»»

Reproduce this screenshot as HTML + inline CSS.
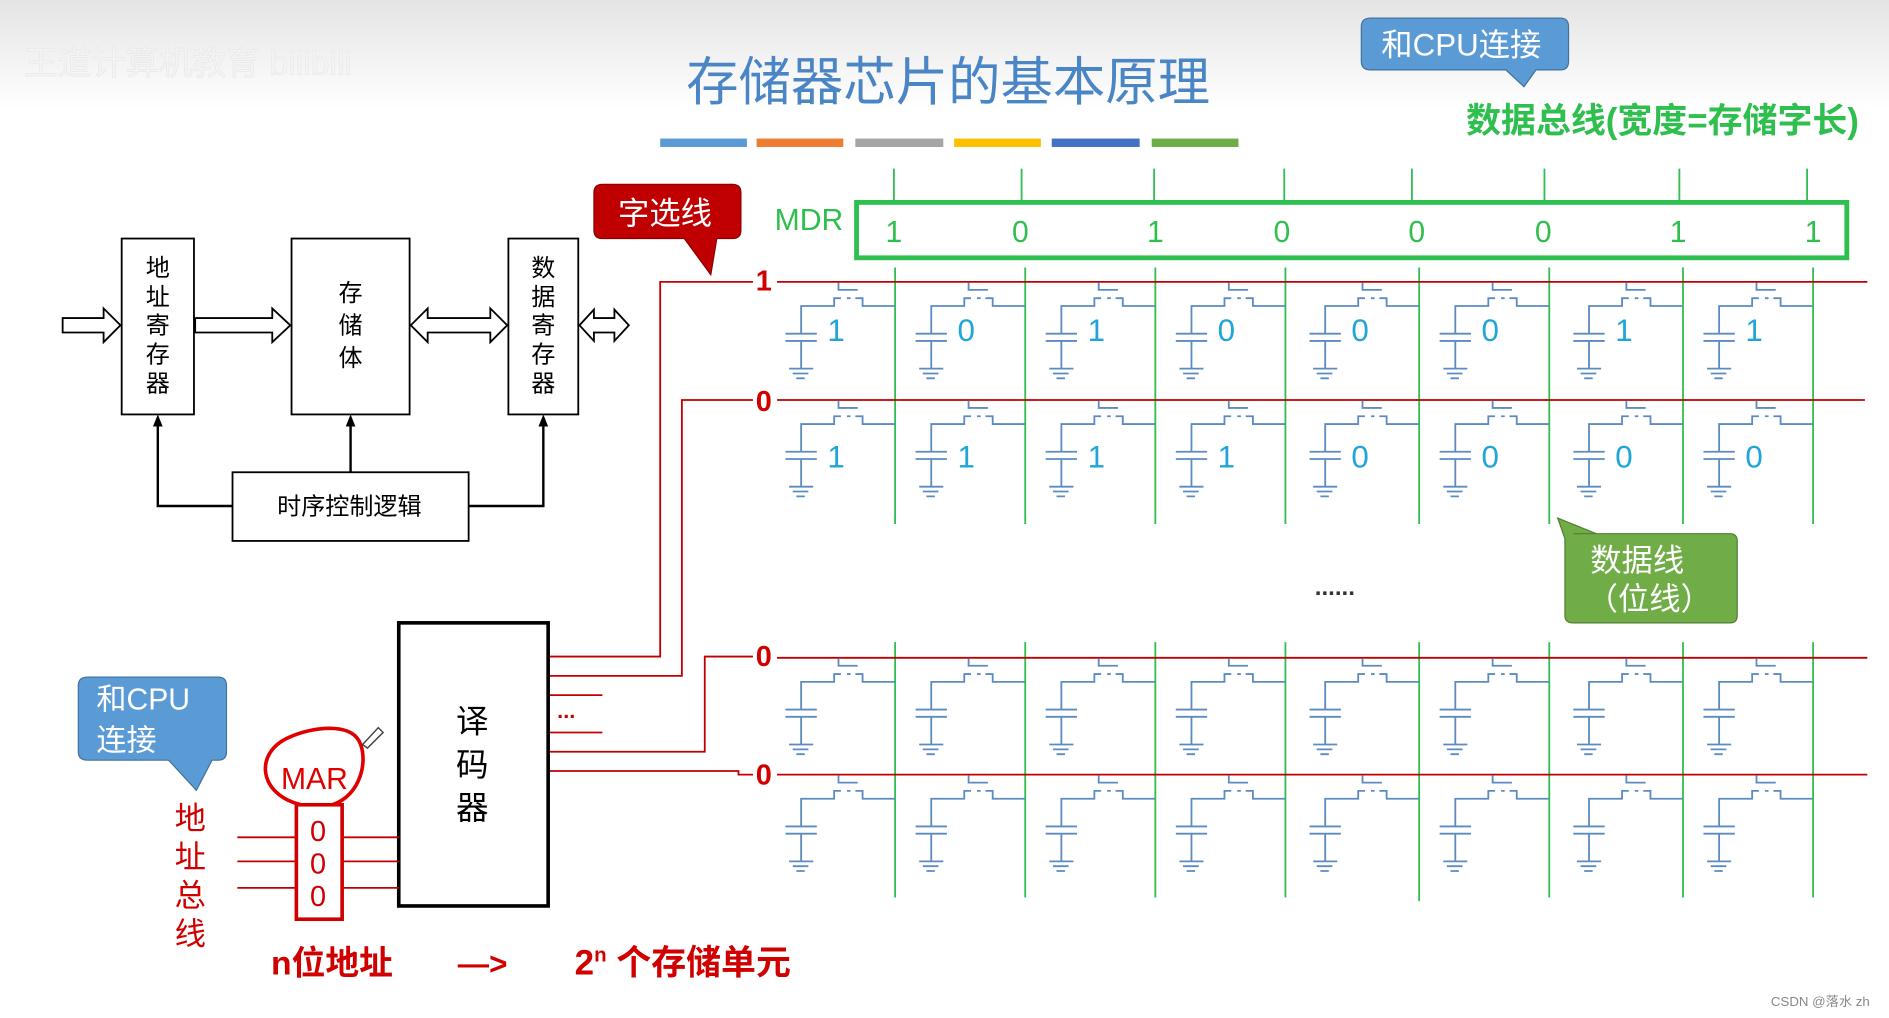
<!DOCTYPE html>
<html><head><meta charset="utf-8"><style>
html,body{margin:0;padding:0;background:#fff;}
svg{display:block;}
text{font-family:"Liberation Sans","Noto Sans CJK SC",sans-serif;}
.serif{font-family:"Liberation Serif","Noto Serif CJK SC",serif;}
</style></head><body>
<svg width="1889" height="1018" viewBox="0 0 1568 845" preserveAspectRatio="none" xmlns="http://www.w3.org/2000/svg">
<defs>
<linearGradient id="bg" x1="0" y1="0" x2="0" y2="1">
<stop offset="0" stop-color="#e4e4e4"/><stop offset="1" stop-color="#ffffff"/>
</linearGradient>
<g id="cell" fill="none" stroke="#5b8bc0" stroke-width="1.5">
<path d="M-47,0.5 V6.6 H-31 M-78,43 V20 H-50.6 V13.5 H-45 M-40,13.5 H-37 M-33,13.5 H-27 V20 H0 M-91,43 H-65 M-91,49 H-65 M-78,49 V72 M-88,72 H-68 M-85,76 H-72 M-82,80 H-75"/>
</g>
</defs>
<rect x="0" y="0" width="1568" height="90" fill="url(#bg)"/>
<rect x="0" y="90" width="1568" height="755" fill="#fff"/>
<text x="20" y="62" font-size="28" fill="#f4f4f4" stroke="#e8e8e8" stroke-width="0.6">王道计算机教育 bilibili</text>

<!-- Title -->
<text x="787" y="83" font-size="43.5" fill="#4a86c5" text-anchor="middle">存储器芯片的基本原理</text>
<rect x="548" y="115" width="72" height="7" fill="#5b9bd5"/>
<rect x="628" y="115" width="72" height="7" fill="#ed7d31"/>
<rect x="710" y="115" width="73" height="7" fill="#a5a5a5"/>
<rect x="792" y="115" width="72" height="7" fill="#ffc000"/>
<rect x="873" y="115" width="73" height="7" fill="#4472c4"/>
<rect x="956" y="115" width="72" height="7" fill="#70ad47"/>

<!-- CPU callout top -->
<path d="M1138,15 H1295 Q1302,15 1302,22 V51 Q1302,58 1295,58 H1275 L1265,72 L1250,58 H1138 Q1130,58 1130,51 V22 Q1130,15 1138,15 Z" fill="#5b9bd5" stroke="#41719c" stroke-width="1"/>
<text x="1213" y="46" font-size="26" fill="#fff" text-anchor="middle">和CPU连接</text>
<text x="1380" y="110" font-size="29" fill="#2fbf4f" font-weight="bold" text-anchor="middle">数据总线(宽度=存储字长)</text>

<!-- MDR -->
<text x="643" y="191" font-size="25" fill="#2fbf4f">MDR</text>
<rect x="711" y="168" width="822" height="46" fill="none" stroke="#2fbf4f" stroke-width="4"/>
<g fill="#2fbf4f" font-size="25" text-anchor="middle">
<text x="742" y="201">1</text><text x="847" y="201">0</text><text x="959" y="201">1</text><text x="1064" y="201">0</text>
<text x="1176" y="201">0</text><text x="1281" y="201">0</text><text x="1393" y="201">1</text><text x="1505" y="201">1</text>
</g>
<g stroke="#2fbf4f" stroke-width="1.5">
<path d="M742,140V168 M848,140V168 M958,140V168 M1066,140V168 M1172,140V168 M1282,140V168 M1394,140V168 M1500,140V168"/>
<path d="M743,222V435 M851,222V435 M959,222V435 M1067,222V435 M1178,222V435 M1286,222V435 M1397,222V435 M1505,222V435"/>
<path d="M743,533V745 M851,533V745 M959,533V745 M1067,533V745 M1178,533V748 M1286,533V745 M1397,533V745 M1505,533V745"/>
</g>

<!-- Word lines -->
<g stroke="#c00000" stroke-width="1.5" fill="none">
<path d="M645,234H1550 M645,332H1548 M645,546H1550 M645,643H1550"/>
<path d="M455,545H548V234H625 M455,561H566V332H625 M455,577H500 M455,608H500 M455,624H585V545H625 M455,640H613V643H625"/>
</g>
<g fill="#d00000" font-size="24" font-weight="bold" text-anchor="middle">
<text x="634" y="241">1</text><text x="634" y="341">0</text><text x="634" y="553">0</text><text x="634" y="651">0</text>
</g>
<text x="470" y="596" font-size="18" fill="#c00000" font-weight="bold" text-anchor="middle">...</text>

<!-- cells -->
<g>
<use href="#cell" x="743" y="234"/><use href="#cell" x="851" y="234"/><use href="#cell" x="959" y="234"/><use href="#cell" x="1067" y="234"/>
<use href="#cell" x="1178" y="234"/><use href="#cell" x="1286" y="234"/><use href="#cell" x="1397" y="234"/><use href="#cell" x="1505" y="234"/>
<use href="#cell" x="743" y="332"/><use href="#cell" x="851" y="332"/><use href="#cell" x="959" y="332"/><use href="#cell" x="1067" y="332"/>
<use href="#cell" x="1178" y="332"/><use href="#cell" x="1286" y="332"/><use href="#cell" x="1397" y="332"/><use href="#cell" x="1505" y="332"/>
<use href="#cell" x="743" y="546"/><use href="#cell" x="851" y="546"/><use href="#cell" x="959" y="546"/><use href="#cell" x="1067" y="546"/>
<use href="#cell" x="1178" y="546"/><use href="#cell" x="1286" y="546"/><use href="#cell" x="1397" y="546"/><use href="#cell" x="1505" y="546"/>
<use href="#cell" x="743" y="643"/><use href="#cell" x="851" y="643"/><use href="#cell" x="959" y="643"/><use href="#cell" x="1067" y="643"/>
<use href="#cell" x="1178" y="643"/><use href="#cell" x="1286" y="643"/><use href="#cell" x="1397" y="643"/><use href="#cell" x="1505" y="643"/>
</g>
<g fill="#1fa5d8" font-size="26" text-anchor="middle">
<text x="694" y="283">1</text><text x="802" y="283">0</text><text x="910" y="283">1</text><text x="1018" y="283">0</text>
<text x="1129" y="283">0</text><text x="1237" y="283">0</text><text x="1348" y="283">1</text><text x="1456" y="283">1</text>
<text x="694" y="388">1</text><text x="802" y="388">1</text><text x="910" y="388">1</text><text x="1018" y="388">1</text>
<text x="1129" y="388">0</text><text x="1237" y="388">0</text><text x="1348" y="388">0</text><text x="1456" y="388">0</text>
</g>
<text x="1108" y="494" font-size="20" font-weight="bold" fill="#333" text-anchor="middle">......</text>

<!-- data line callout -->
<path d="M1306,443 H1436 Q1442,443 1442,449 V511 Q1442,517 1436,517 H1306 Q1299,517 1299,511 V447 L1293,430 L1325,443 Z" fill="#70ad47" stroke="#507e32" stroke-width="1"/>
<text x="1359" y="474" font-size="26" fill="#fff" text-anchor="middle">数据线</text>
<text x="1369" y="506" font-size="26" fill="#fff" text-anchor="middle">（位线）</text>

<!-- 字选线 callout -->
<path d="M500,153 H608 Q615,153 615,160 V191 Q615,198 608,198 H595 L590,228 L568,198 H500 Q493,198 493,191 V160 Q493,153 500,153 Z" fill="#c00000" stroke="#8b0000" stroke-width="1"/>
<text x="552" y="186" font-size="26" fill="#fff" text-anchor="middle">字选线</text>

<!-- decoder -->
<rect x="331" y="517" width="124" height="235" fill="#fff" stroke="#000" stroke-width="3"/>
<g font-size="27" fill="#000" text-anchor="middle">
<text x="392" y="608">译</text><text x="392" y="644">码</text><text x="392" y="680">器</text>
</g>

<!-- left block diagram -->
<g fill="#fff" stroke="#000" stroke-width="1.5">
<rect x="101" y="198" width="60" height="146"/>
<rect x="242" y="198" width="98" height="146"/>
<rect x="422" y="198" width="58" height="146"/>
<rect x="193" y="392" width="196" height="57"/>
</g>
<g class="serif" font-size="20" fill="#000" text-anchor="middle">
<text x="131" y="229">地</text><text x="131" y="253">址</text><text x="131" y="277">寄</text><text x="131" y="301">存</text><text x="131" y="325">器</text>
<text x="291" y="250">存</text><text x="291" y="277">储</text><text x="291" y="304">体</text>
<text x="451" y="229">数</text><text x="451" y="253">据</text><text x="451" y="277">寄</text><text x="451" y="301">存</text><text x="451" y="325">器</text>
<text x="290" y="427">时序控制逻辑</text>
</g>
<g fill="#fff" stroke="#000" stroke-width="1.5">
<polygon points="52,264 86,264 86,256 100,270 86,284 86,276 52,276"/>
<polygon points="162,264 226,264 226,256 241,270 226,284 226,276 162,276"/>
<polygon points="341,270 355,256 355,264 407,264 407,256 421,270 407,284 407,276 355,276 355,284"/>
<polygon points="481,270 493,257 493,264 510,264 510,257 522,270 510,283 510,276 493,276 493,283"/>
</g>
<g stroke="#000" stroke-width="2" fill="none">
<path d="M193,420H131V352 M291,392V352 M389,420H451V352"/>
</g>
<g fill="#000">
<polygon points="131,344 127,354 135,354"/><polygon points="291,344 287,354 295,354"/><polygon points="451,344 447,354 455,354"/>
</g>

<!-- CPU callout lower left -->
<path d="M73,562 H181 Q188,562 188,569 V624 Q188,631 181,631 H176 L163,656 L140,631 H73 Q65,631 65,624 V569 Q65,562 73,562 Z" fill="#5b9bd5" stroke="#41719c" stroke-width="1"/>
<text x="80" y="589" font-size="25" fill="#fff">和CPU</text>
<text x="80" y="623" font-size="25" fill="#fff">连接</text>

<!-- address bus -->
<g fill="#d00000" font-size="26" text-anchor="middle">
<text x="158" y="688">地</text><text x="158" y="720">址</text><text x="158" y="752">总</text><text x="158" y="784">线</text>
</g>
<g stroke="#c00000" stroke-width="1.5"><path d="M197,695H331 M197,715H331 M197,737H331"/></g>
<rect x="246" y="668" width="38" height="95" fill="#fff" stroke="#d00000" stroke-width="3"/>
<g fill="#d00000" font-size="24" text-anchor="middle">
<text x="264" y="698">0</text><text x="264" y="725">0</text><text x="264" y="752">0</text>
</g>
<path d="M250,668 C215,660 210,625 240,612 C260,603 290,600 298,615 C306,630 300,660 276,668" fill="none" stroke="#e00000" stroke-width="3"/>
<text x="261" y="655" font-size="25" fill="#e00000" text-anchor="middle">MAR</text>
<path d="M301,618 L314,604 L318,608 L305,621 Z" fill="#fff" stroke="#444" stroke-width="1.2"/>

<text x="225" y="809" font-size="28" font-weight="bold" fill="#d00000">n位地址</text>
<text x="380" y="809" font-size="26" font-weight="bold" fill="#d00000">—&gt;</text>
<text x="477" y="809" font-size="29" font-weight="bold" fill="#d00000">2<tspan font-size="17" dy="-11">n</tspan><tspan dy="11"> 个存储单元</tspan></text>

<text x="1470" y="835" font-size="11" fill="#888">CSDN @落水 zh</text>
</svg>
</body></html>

««
»»

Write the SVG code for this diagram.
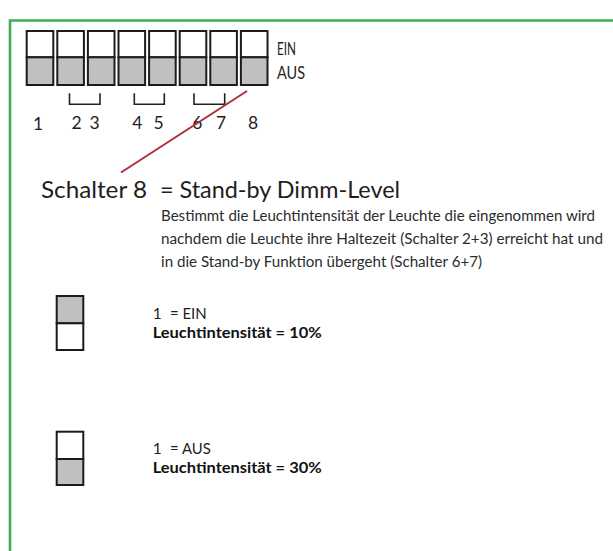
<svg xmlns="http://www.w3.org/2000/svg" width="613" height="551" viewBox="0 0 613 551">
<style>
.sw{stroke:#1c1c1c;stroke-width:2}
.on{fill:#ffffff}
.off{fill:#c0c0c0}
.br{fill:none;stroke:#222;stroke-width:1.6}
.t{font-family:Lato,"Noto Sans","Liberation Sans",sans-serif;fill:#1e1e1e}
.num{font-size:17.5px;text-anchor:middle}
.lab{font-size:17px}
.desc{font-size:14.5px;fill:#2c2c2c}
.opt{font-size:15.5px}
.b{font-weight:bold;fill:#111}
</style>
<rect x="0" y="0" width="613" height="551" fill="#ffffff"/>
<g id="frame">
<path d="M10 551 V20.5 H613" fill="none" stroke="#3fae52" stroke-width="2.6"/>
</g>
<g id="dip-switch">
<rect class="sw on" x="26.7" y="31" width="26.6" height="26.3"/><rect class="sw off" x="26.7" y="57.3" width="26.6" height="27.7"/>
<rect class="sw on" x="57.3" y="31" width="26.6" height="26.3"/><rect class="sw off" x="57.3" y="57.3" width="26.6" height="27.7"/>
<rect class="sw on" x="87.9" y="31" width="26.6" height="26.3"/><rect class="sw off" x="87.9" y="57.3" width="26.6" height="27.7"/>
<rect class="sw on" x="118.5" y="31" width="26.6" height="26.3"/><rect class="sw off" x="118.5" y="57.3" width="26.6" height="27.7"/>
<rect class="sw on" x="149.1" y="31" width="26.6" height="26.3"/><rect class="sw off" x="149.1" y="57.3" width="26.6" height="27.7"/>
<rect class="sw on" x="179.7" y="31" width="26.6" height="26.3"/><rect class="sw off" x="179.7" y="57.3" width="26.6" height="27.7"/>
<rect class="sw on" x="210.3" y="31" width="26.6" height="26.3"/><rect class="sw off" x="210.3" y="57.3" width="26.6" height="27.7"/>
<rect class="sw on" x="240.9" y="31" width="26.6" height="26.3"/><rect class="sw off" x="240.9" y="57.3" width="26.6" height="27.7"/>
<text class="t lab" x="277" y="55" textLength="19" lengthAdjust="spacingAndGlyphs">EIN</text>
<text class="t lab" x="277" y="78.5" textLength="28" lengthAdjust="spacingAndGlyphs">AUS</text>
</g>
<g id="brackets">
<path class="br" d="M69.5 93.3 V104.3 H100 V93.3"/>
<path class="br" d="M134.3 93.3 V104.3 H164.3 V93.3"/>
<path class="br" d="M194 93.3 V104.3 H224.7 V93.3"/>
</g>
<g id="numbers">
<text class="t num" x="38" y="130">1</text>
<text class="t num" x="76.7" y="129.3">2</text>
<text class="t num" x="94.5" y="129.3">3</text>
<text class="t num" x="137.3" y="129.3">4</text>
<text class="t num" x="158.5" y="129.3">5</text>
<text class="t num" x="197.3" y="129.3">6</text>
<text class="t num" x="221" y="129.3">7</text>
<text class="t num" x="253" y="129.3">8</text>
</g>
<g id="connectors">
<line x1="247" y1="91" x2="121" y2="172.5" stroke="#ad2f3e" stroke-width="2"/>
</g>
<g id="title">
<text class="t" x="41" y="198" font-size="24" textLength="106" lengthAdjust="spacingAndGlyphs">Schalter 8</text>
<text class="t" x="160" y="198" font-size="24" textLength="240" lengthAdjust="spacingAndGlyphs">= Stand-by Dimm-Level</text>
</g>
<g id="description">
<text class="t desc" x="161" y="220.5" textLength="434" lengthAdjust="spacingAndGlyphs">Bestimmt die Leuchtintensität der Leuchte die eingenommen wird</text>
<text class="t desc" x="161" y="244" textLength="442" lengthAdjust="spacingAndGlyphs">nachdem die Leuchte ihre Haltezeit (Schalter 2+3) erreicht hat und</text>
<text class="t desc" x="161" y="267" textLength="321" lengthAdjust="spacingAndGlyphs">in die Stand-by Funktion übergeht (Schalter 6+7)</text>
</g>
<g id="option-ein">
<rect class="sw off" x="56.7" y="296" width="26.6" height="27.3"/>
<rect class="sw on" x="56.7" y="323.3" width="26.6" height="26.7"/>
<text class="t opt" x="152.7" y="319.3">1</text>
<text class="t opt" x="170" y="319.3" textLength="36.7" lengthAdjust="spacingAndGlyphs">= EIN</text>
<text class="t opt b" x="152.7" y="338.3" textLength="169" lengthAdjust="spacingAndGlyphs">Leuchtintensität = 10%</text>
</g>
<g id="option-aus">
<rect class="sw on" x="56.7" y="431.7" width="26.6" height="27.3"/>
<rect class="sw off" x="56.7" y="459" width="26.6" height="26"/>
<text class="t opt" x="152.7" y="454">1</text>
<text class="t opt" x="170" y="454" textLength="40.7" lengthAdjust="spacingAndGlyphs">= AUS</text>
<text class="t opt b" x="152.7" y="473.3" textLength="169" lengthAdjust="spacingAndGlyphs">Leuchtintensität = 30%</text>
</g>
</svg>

««

» **REQUEST**: Pick out the lines that contain "this" and copy them.

» **COMPLETE OUTPUT**:
Reproduce this screenshot as HTML + inline CSS.
Write the SVG code for this diagram.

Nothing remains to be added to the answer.